Q: I understand that Rev. Taylor did a lot to help effect a smooth transition.

He did some things that, to me, didn’t make sense at the beginning. For example, when he retired he stayed in Brooklyn, but he wouldn’t preach in New York for a year. He wouldn’t preach anywhere in New York. He did that. That was his self-imposed rule.

He wouldn’t do any funerals or any weddings. People would ask him, and he’d say, “Rev. Simpson is the pastor. He has every right to do the funeral, as he will do mine.” He’s been very good at making sure that people respect the office of the pastor. I’ve invited him to preach every Christmas and Easter for 20 years -- [but] “No, sir, that’s your job as pastor.”

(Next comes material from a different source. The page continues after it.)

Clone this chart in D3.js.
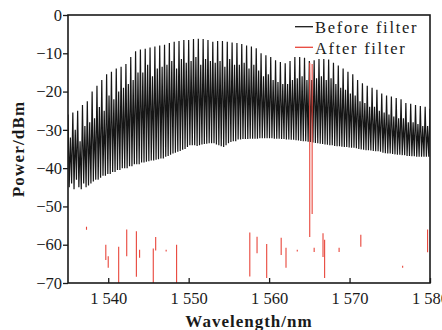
<!DOCTYPE html>
<html>
<head>
<meta charset="utf-8">
<script src="https://cdn.jsdelivr.net/npm/d3@7"></script>
<style>
  html, body { margin: 0; padding: 0; background: #fff; }
  text { font-family: "Liberation Serif", "Times New Roman", serif; fill: #1a1a1a; }
</style>
</head>
<body>
<div id="chart"></div>
<script>
// Before filter: comb spectrum, vertices (peak, trough, peak, ...)
const beforeWl = [
  1535.00, 1535.15, 1535.30, 1535.45, 1535.60, 1535.75, 1535.90, 1536.05, 1536.20, 1536.35, 1536.50, 1536.65, 1536.80, 1536.95, 1537.10, 1537.25, 1537.40, 1537.55, 1537.70, 1537.85,
  1538.00, 1538.15, 1538.30, 1538.45, 1538.60, 1538.75, 1538.90, 1539.05, 1539.20, 1539.35, 1539.50, 1539.65, 1539.80, 1539.95, 1540.10, 1540.25, 1540.40, 1540.55, 1540.70, 1540.85,
  1541.00, 1541.15, 1541.30, 1541.45, 1541.60, 1541.75, 1541.90, 1542.05, 1542.20, 1542.35, 1542.50, 1542.65, 1542.80, 1542.95, 1543.10, 1543.25, 1543.40, 1543.55, 1543.70, 1543.85,
  1544.00, 1544.15, 1544.30, 1544.45, 1544.60, 1544.75, 1544.90, 1545.05, 1545.20, 1545.35, 1545.50, 1545.65, 1545.80, 1545.95, 1546.10, 1546.25, 1546.40, 1546.55, 1546.70, 1546.85,
  1547.00, 1547.15, 1547.30, 1547.45, 1547.60, 1547.75, 1547.90, 1548.05, 1548.20, 1548.35, 1548.50, 1548.65, 1548.80, 1548.95, 1549.10, 1549.25, 1549.40, 1549.55, 1549.70, 1549.85,
  1550.00, 1550.15, 1550.30, 1550.45, 1550.60, 1550.75, 1550.90, 1551.05, 1551.20, 1551.35, 1551.50, 1551.65, 1551.80, 1551.95, 1552.10, 1552.25, 1552.40, 1552.55, 1552.70, 1552.85,
  1553.00, 1553.15, 1553.30, 1553.45, 1553.60, 1553.75, 1553.90, 1554.05, 1554.20, 1554.35, 1554.50, 1554.65, 1554.80, 1554.95, 1555.10, 1555.25, 1555.40, 1555.55, 1555.70, 1555.85,
  1556.00, 1556.15, 1556.30, 1556.45, 1556.60, 1556.75, 1556.90, 1557.05, 1557.20, 1557.35, 1557.50, 1557.65, 1557.80, 1557.95, 1558.10, 1558.25, 1558.40, 1558.55, 1558.70, 1558.85,
  1559.00, 1559.15, 1559.30, 1559.45, 1559.60, 1559.75, 1559.90, 1560.05, 1560.20, 1560.35, 1560.50, 1560.65, 1560.80, 1560.95, 1561.10, 1561.25, 1561.40, 1561.55, 1561.70, 1561.85,
  1562.00, 1562.15, 1562.30, 1562.45, 1562.60, 1562.75, 1562.90, 1563.05, 1563.20, 1563.35, 1563.50, 1563.65, 1563.80, 1563.95, 1564.10, 1564.25, 1564.40, 1564.55, 1564.70, 1564.85,
  1565.00, 1565.15, 1565.30, 1565.45, 1565.60, 1565.75, 1565.90, 1566.05, 1566.20, 1566.35, 1566.50, 1566.65, 1566.80, 1566.95, 1567.10, 1567.25, 1567.40, 1567.55, 1567.70, 1567.85,
  1568.00, 1568.15, 1568.30, 1568.45, 1568.60, 1568.75, 1568.90, 1569.05, 1569.20, 1569.35, 1569.50, 1569.65, 1569.80, 1569.95, 1570.10, 1570.25, 1570.40, 1570.55, 1570.70, 1570.85,
  1571.00, 1571.15, 1571.30, 1571.45, 1571.60, 1571.75, 1571.90, 1572.05, 1572.20, 1572.35, 1572.50, 1572.65, 1572.80, 1572.95, 1573.10, 1573.25, 1573.40, 1573.55, 1573.70, 1573.85,
  1574.00, 1574.15, 1574.30, 1574.45, 1574.60, 1574.75, 1574.90, 1575.05, 1575.20, 1575.35, 1575.50, 1575.65, 1575.80, 1575.95, 1576.10, 1576.25, 1576.40, 1576.55, 1576.70, 1576.85,
  1577.00, 1577.15, 1577.30, 1577.45, 1577.60, 1577.75, 1577.90, 1578.05, 1578.20, 1578.35, 1578.50, 1578.65, 1578.80, 1578.95, 1579.10, 1579.25, 1579.40, 1579.55, 1579.70, 1579.85,
  1580.00
];
const beforeDb = [
  -26, -45, -32, -44, -25.5, -45.5, -30, -43, -25, -45, -33, -45.5, -23.5, -44, -29, -45, -22.5, -44.5, -28, -44,
  -20, -43.5, -27, -43, -18.5, -43, -24, -42.5, -17, -42, -25, -42, -15.5, -41.5, -21, -41.5, -14.8, -41, -22, -41,
  -14, -40.5, -20, -40.5, -13.5, -40, -19, -40, -12.8, -40, -18, -39.5, -11, -39.5, -17, -39, -9.5, -39, -15, -39,
  -9, -38.5, -15, -38.5, -8.8, -38.3, -13, -38.2, -8.5, -38, -16, -38, -8.2, -37.8, -14, -37.7, -8, -37.5, -13.5, -37.5,
  -7.8, -37, -13, -36.8, -7.3, -36.5, -12, -36.2, -7, -36, -14, -35.7, -6.8, -35.5, -11.5, -35.2, -6.5, -35, -12.5, -34.5,
  -6.5, -34, -12, -34, -6.3, -34, -11, -34.2, -6.2, -34, -13, -33.8, -6.3, -33.7, -11.5, -33.6, -6.5, -33.5, -12, -33.5,
  -7, -33.5, -12.5, -33.8, -6.8, -34, -12, -34.3, -6.8, -34.5, -13.5, -34, -7, -33.5, -11.5, -33.2, -7.2, -33, -13, -33,
  -7.3, -32.5, -13, -32.5, -7.6, -32.4, -12.5, -32.4, -8, -32.4, -14, -32.3, -8.2, -32.3, -13, -32.3, -8.7, -32.3, -14.5, -32.2,
  -10, -32.2, -16, -32.2, -10.5, -32.2, -15.5, -32.2, -11, -32.2, -17, -32.3, -11.8, -32.3, -17.5, -32.3, -12.3, -32.4, -18, -32.4,
  -12.6, -32.5, -18, -32.5, -12, -32.6, -17, -32.6, -11, -32.7, -16.5, -32.8, -11, -32.9, -16, -33, -11.2, -33, -17, -33.1,
  -12, -33.2, -17, -33.3, -11.8, -33.4, -16.5, -33.5, -11.5, -33.6, -16, -33.7, -11.5, -33.8, -17, -33.9, -11.6, -34, -16.5, -34,
  -12.5, -34.2, -18, -34.3, -13.2, -34.3, -19, -34.4, -14, -34.5, -19.5, -34.5, -14.8, -34.6, -20.5, -34.7, -15.5, -34.7, -21, -34.8,
  -17, -35, -22.5, -35.1, -17.8, -35.2, -23, -35.3, -18.5, -35.3, -24, -35.4, -19, -35.5, -24, -35.6, -19.5, -35.6, -25, -35.7,
  -20.5, -36, -25.5, -36.1, -21, -36.2, -26, -36.2, -21.3, -36.3, -26.5, -36.4, -21.7, -36.5, -27, -36.5, -22, -36.6, -27, -36.6,
  -23, -36.8, -28, -36.8, -23.2, -36.9, -28, -36.9, -23.5, -37, -28.5, -37, -23.8, -37, -29, -37, -24, -37, -29, -37,
  -24.5
];

// After filter: visible red pieces (wavelength, top dB, bottom dB)
const afterWl = [1537.3, 1539.7, 1540.0, 1541.3, 1542.3, 1543.5, 1543.9, 1545.6, 1545.9, 1547.2,
                 1548.5, 1557.6, 1558.5, 1559.7, 1561.5, 1562.1, 1563.5, 1565.05, 1565.35, 1565.6,
                 1566.7, 1566.9, 1568.7, 1571.4, 1576.6, 1579.7];
const afterTop = [-55.3, -60, -63, -60.5, -56, -56.5, -61.3, -61, -58, -61.3,
                  -60, -56.8, -57.9, -59.8, -58.2, -60.8, -61.3, -12.5, -12.8, -60.8,
                  -57, -58.7, -60.8, -57.4, -65.5, -56];
const afterBottom = [-56.1, -64, -66, -70, -63, -68.4, -63.4, -70, -61.5, -61.8,
                     -70, -68.3, -62.2, -68.7, -62.7, -66, -61.8, -58, -52, -61.9,
                     -63.2, -68.7, -61.9, -60.5, -66, -62];

// Achsen
const xTicks = [1540, 1550, 1560, 1570, 1580];
const yTicks = [0, -10, -20, -30, -40, -50, -60, -70];
const legendNames = ["Before filter", "After filter"];
const legendColors = ["#1a1a1a", "#e8453a"];

const width = 442;
const height = 330;
const mLeft = 68, mRight = 430, mTop = 15, mBottom = 283;

const svg = d3.select("#chart")
    .append("svg")
    .attr("width", width)
    .attr("height", height);

const x = d3.scaleLinear().domain([1535, 1580]).range([mLeft, mRight]);
const y = d3.scaleLinear().domain([-70, 0]).range([mBottom, mTop]);

svg.append("clipPath").attr("id", "plot")
    .append("rect")
    .attr("x", mLeft).attr("y", mTop)
    .attr("width", mRight - mLeft).attr("height", mBottom - mTop);

// Kammspektrum (vor dem Filter)
const combPts = beforeWl.map((w, i) => [w, beforeDb[i]]);
svg.append("path")
    .datum(combPts)
    .attr("clip-path", "url(#plot)")
    .attr("fill", "none")
    .attr("stroke", "#161616")
    .attr("stroke-width", 1.2)
    .attr("stroke-linejoin", "bevel")
    .attr("d", d3.line().x(d => x(d[0])).y(d => y(d[1])));

// Nach dem Filter
svg.append("g")
    .attr("clip-path", "url(#plot)")
    .selectAll("line")
    .data(afterWl)
    .enter()
    .append("line")
    .attr("x1", d => x(d))
    .attr("x2", d => x(d))
    .attr("y1", (d, i) => y(afterTop[i]))
    .attr("y2", (d, i) => y(afterBottom[i]))
    .attr("stroke", "#e8453a")
    .attr("stroke-width", 1.1);

// x-Achse, Ticks nach innen
const xAxis = svg.append("g")
    .attr("transform", `translate(0,${mBottom})`)
    .call(d3.axisBottom(x).tickValues(xTicks).tickSizeInner(-5).tickSizeOuter(0).tickPadding(9)
        .tickFormat(d => { const s = String(d); return s[0] + " " + s.slice(1); }));
xAxis.select(".domain").remove();
xAxis.selectAll("line").attr("stroke", "#1a1a1a").attr("stroke-width", 1.3);
xAxis.selectAll("text").attr("font-size", 16.5).attr("fill", "#1a1a1a");

// y-Achse, Ticks nach aussen
const yAxis = svg.append("g")
    .attr("transform", `translate(${mLeft},0)`)
    .call(d3.axisLeft(y).tickValues(yTicks).tickSize(5).tickPadding(1));
yAxis.select(".domain").remove();
yAxis.selectAll("line").attr("stroke", "#1a1a1a").attr("stroke-width", 1.3);
yAxis.selectAll("text").attr("font-size", 16.5).attr("fill", "#1a1a1a");

// Rahmen
svg.append("rect")
    .attr("x", mLeft).attr("y", mTop)
    .attr("width", mRight - mLeft).attr("height", mBottom - mTop)
    .attr("fill", "none")
    .attr("stroke", "#1a1a1a")
    .attr("stroke-width", 1.6);

// Achsentitel
svg.append("text")
    .attr("x", (mLeft + mRight) / 2)
    .attr("y", 327)
    .attr("text-anchor", "middle")
    .attr("font-size", 17)
    .attr("font-weight", "bold")
    .attr("letter-spacing", 1)
    .text("Wavelength/nm");

svg.append("text")
    .attr("transform", `translate(24,${(mTop + mBottom) / 2}) rotate(-90)`)
    .attr("text-anchor", "middle")
    .attr("font-size", 17)
    .attr("font-weight", "bold")
    .attr("letter-spacing", 1.2)
    .text("Power/dBm");

// Legende
const legend = svg.selectAll(".legend")
    .data(legendNames)
    .enter()
    .append("g")
    .attr("transform", (d, i) => `translate(295,${26.7 + i * 20.6})`);

legend.append("line")
    .attr("x1", 0).attr("x2", 18)
    .attr("stroke", (d, i) => legendColors[i])
    .attr("stroke-width", 1.3);

legend.append("text")
    .attr("x", 20)
    .attr("y", 6.5)
    .attr("font-size", 16.5)
    .attr("letter-spacing", 1.7)
    .text(d => d);
</script>
</body>
</html>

Q: And you served under him earlier as an associate pastor. What was that like?

It was a blessing to be there as his ministry was winding down, to assume some responsibility and free him up to give the sermons that he gave every Sunday. The last part of his ministry, he was very clear: he was a preacher. He took one part of the week to get ready for preaching, then took the other part of the week to rest from preaching. With a colleague, we were able to do a majority of the pastoring so he was free to do that.

It was a blessing to work with him. I don’t think I would’ve wanted to tackle Concord Church in all of its complexity without having that time. I had a leg up on somebody who would’ve come altogether new.

Q: I noticed on the Concord website that you have an alternative identity as the Green Lantern. Tell me about that.

I do. That’s my alter ego. It’s my Facebook identity. Part of it comes out of this whole need for imagination in our culture and the fact that there are not many black superheroes. Not that I’m suggesting I have superpowers, but somebody should put the icon of a black superhero up so that young people can aspire to think about and imagine a world that is not. So that’s kind of my tribute to all the African-Americans who have been superheroes in my life, and to inspire young people. They really think I’m a cool pastor with the Green Lantern as my alter ego. It gets me in touch with a lot of people who are trying to figure out, “Who is this guy?” 

Q: So, who is this guy?

The Green Lantern, of course, is a DC Comics hero who evolved over time. One of his last iterations in the Justice League of America was as a black man. And Green Lantern’s power is in his ring. The church gave me a set of Green Lantern cuff links for an anniversary. I mean, it’s really a big, wonderful way of living in some way in a virtual life. That’s my avatar. And again, it is all about trying to set up a positive image out there, somebody who is willing to be about the building up of community in a positive way. And if the Green Lantern works for some folks who may not want to call me Reverend or Doctor, then that’s good, too.